Charts and diagrams as code
:::::
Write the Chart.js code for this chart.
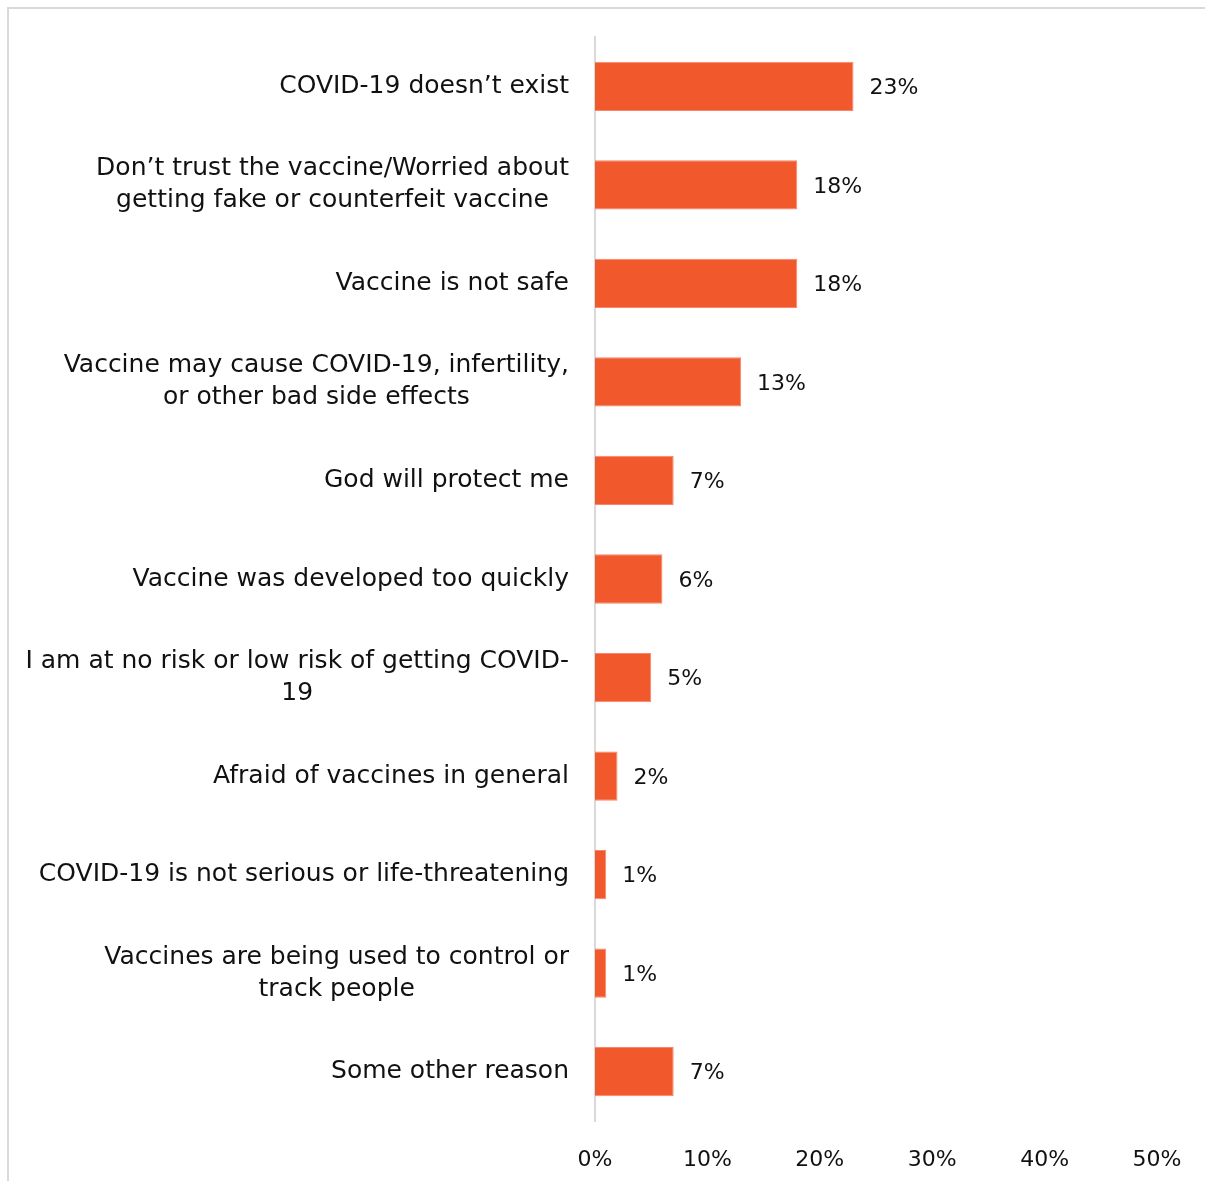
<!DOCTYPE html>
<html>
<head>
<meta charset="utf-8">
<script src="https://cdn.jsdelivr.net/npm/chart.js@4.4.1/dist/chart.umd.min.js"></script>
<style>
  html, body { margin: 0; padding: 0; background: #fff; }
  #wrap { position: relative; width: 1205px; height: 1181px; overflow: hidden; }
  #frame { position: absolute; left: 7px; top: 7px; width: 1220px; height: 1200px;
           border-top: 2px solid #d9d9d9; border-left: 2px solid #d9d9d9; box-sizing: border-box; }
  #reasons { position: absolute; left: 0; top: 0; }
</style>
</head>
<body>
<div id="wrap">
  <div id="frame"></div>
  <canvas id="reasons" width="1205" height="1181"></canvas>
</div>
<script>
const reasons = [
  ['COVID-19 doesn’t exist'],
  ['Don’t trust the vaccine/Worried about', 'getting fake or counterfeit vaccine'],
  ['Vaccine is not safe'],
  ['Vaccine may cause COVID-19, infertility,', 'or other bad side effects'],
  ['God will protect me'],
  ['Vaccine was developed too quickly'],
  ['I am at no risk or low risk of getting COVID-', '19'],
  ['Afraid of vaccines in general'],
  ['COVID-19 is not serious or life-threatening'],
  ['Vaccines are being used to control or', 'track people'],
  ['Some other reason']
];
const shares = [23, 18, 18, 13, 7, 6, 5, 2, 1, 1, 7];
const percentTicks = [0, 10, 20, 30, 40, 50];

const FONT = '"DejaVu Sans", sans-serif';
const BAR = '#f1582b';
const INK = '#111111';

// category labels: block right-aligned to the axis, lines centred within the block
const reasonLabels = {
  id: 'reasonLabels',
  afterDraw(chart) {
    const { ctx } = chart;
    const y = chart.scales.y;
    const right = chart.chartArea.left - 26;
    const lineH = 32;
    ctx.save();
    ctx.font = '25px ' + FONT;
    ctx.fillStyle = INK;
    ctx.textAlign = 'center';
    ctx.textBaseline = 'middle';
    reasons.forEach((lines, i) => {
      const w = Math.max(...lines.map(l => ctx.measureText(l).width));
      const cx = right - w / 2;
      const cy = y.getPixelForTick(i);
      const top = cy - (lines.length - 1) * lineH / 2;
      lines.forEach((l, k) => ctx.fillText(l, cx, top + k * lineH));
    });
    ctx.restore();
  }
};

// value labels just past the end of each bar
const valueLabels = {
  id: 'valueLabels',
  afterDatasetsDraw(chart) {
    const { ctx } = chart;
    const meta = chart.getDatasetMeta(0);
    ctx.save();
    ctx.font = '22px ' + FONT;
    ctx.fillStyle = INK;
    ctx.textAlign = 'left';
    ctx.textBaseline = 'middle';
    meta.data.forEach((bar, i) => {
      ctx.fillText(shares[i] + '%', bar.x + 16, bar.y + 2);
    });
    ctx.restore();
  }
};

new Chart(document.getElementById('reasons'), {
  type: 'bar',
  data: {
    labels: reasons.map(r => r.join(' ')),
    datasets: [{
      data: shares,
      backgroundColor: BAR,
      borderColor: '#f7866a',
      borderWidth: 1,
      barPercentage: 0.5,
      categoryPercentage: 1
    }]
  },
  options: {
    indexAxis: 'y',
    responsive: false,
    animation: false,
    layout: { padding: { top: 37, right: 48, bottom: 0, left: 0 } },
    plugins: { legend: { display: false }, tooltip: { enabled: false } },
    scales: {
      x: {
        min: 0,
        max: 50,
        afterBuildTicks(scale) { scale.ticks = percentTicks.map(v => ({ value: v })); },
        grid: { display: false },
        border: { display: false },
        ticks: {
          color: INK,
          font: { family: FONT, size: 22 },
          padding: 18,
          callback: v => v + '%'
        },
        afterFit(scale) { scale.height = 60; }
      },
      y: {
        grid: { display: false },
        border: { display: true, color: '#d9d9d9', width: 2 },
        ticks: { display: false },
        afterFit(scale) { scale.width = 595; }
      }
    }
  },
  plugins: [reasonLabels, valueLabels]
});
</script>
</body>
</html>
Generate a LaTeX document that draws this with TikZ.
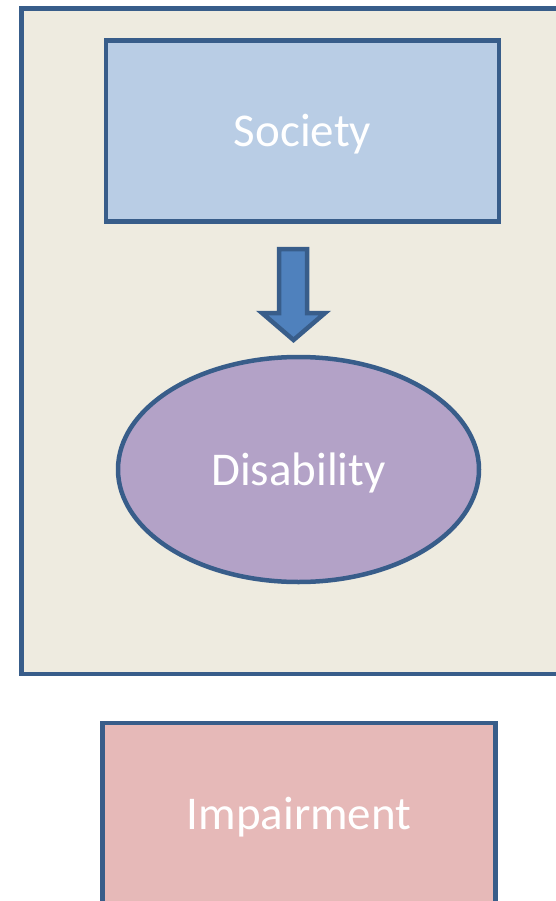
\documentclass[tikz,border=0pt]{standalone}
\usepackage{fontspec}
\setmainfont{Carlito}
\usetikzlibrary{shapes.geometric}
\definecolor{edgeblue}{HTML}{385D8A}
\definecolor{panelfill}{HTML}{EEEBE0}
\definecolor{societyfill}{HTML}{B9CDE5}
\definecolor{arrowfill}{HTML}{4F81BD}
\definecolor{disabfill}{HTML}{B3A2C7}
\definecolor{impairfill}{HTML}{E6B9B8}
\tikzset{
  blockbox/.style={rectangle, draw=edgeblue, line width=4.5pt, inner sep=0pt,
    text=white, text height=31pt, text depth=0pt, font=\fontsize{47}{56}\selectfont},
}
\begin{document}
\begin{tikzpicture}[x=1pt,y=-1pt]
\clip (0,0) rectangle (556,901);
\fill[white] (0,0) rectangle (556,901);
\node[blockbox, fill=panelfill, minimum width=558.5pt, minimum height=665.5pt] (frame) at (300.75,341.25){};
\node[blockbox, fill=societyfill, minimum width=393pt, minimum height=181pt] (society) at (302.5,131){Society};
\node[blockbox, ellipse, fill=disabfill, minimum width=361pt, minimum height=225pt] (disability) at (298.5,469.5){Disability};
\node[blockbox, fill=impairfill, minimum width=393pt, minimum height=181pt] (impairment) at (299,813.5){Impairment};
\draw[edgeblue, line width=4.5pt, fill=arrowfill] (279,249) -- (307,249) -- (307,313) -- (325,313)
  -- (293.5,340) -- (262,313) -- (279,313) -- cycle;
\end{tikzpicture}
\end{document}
:::::
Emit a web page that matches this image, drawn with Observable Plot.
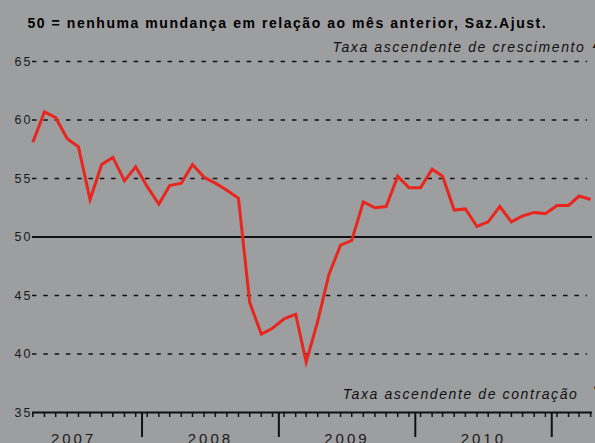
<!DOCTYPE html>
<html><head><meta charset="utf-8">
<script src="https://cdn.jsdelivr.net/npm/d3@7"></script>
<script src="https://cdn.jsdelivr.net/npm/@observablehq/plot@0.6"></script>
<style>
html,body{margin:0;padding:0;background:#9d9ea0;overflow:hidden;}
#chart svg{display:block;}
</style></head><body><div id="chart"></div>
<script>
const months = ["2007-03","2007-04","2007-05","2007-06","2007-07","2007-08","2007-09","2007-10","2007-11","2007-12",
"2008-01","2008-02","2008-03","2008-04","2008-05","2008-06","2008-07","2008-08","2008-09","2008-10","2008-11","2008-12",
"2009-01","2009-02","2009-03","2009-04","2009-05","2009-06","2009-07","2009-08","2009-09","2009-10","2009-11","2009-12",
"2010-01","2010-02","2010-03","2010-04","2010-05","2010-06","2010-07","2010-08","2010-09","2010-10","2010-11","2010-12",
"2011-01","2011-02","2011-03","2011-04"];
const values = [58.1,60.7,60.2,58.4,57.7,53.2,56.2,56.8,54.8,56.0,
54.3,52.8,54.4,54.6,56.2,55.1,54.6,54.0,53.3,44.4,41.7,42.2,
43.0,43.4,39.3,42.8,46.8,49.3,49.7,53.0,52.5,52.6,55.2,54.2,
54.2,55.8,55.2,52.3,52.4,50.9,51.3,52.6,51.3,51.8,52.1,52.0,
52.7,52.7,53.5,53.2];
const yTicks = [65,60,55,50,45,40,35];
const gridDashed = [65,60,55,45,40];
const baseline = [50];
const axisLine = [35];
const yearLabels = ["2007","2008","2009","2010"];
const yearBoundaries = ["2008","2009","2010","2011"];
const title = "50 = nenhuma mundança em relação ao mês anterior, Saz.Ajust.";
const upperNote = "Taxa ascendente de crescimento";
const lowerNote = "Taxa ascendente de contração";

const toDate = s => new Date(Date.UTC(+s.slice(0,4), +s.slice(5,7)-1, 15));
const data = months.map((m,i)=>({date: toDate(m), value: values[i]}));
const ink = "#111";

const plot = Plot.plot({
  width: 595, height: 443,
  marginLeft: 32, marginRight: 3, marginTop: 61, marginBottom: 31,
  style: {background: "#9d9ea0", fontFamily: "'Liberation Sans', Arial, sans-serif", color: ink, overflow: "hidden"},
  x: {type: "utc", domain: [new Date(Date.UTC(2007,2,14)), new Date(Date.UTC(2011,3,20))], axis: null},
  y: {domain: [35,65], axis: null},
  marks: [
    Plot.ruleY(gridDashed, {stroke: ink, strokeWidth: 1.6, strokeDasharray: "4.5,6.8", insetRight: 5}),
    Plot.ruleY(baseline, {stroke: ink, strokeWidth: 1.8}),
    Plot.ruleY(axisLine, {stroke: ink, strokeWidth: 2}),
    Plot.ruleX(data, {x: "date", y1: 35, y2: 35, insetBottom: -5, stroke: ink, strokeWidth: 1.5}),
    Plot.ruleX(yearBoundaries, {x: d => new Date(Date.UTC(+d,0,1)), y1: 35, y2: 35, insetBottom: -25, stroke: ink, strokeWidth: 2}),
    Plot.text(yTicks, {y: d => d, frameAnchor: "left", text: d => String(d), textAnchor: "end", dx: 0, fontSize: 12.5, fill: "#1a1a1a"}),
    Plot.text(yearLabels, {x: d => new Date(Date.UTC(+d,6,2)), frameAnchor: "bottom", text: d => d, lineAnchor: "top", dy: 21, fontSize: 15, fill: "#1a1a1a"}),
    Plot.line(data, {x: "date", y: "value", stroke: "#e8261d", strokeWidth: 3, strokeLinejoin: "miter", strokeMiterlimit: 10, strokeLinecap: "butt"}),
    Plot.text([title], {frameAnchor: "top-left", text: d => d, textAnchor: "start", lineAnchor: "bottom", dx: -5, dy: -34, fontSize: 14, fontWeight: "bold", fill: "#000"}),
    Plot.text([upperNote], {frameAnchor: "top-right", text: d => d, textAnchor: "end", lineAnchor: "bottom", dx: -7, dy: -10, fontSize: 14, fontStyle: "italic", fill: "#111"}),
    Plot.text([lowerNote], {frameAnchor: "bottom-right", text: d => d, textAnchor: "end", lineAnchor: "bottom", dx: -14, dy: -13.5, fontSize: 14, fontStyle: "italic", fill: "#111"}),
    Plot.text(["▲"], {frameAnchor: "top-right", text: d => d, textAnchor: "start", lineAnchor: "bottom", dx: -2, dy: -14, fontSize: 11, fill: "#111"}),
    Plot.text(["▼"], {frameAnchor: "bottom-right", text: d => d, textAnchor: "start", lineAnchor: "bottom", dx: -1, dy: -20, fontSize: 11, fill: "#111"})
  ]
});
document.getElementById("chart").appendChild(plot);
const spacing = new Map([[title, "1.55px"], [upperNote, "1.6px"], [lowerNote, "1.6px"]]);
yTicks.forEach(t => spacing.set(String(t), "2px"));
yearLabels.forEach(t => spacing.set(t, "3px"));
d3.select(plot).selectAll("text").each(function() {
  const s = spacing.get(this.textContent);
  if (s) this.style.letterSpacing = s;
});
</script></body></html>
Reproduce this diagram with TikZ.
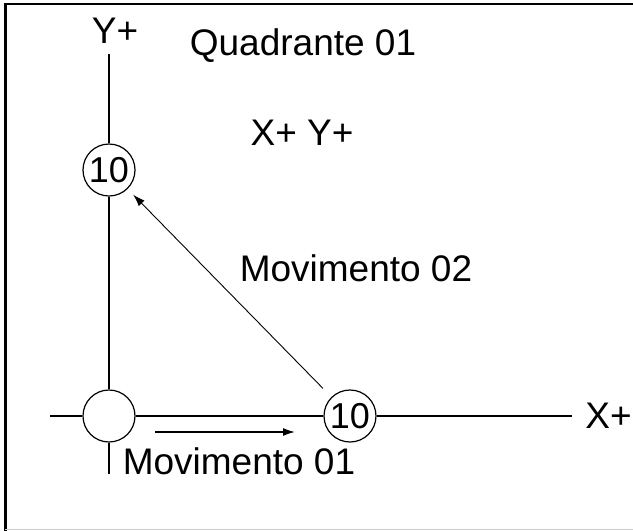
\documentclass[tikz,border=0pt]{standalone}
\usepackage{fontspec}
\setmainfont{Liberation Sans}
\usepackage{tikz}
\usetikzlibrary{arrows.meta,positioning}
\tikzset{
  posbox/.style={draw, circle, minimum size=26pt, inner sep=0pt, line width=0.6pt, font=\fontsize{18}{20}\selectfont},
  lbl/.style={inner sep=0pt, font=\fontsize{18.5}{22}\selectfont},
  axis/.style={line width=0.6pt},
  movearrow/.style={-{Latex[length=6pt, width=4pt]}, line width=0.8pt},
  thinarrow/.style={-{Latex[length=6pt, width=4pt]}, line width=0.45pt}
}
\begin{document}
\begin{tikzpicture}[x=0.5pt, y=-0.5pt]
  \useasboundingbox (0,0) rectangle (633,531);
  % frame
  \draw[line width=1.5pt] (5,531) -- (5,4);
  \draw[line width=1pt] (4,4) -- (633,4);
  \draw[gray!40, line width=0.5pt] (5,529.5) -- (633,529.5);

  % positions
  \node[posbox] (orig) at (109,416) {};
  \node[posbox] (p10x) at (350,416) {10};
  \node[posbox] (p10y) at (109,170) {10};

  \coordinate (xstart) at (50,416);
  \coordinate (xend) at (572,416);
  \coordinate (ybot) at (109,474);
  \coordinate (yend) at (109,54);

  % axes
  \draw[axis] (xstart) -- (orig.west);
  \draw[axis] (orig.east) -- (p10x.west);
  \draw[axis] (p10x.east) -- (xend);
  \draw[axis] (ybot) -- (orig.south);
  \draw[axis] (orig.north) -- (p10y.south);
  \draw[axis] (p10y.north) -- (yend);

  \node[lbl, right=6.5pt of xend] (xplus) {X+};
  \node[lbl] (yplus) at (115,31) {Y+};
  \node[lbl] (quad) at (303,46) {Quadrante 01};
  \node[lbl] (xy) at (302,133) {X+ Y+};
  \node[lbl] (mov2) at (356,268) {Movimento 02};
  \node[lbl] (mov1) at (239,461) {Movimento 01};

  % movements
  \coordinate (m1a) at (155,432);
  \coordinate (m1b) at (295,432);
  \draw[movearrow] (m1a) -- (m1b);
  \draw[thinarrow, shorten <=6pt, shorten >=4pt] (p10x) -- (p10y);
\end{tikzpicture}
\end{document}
:::::
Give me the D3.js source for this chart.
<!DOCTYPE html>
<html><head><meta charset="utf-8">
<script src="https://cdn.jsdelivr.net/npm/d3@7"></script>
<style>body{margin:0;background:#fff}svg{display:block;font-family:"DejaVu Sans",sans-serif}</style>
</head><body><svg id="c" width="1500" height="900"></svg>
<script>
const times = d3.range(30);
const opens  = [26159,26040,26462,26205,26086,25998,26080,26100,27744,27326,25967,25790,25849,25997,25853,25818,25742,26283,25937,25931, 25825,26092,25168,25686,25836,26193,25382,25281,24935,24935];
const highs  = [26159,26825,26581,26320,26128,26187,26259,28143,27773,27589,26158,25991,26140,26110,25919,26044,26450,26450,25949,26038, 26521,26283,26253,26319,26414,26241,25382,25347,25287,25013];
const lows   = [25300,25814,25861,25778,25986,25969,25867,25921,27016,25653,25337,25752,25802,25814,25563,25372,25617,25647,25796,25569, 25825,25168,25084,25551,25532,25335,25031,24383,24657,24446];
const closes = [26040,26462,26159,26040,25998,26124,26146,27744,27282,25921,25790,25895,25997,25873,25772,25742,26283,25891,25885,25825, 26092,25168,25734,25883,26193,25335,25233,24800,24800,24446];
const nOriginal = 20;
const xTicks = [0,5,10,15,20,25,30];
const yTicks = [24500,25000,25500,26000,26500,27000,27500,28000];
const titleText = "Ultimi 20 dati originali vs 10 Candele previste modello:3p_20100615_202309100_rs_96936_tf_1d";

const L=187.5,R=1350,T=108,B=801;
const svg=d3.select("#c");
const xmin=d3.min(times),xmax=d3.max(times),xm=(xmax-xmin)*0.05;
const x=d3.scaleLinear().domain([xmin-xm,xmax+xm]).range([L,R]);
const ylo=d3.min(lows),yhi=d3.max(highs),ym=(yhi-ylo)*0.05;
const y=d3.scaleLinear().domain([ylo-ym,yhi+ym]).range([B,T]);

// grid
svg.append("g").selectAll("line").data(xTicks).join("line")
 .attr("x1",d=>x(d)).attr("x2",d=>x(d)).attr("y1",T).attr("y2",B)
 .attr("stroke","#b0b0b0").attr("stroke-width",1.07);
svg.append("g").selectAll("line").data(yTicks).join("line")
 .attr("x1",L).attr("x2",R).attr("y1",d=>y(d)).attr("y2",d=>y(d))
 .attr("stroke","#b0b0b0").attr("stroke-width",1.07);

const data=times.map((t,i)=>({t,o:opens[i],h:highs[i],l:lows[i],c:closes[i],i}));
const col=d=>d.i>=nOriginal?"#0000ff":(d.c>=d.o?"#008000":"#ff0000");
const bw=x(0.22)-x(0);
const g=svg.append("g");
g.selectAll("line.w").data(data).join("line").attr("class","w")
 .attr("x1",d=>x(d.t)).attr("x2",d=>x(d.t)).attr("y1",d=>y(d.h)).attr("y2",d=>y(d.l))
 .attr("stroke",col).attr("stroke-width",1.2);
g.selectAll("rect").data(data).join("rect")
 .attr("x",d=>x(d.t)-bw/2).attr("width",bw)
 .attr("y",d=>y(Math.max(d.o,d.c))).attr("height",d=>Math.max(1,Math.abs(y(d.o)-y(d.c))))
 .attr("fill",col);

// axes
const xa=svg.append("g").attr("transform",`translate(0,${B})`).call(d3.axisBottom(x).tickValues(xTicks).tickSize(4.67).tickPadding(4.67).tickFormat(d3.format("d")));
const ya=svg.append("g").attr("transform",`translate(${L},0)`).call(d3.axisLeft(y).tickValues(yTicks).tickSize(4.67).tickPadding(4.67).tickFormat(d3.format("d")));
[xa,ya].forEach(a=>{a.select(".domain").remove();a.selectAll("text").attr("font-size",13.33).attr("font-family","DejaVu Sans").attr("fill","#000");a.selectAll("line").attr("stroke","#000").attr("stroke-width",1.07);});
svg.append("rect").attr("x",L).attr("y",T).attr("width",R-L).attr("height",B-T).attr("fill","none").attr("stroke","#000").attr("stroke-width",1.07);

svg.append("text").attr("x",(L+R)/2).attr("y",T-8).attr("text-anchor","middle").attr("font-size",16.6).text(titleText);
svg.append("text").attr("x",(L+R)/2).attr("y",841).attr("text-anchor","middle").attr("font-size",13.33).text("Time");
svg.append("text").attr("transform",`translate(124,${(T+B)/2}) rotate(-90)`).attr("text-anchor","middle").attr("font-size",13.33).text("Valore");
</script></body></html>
:::::
*YOUR INSTRUCTIONS*:
Retype the section that opens with the line holding "Write the Chart.js code for this chart." and closes with the line holding "const percentTicks = [0, 10, 20, 30, 40, 50];", exactly as it reads, without any pictures.

*RESPONSE*:
Write the Chart.js code for this chart.
<!DOCTYPE html>
<html>
<head>
<meta charset="utf-8">
<script src="https://cdn.jsdelivr.net/npm/chart.js@4.4.1/dist/chart.umd.min.js"></script>
<style>
  html, body { margin: 0; padding: 0; background: #fff; }
  #wrap { position: relative; width: 1205px; height: 1181px; overflow: hidden; }
  #frame { position: absolute; left: 7px; top: 7px; width: 1220px; height: 1200px;
           border-top: 2px solid #d9d9d9; border-left: 2px solid #d9d9d9; box-sizing: border-box; }
  #reasons { position: absolute; left: 0; top: 0; }
</style>
</head>
<body>
<div id="wrap">
  <div id="frame"></div>
  <canvas id="reasons" width="1205" height="1181"></canvas>
</div>
<script>
const reasons = [
  ['COVID-19 doesn’t exist'],
  ['Don’t trust the vaccine/Worried about', 'getting fake or counterfeit vaccine'],
  ['Vaccine is not safe'],
  ['Vaccine may cause COVID-19, infertility,', 'or other bad side effects'],
  ['God will protect me'],
  ['Vaccine was developed too quickly'],
  ['I am at no risk or low risk of getting COVID-', '19'],
  ['Afraid of vaccines in general'],
  ['COVID-19 is not serious or life-threatening'],
  ['Vaccines are being used to control or', 'track people'],
  ['Some other reason']
];
const shares = [23, 18, 18, 13, 7, 6, 5, 2, 1, 1, 7];
const percentTicks = [0, 10, 20, 30, 40, 50];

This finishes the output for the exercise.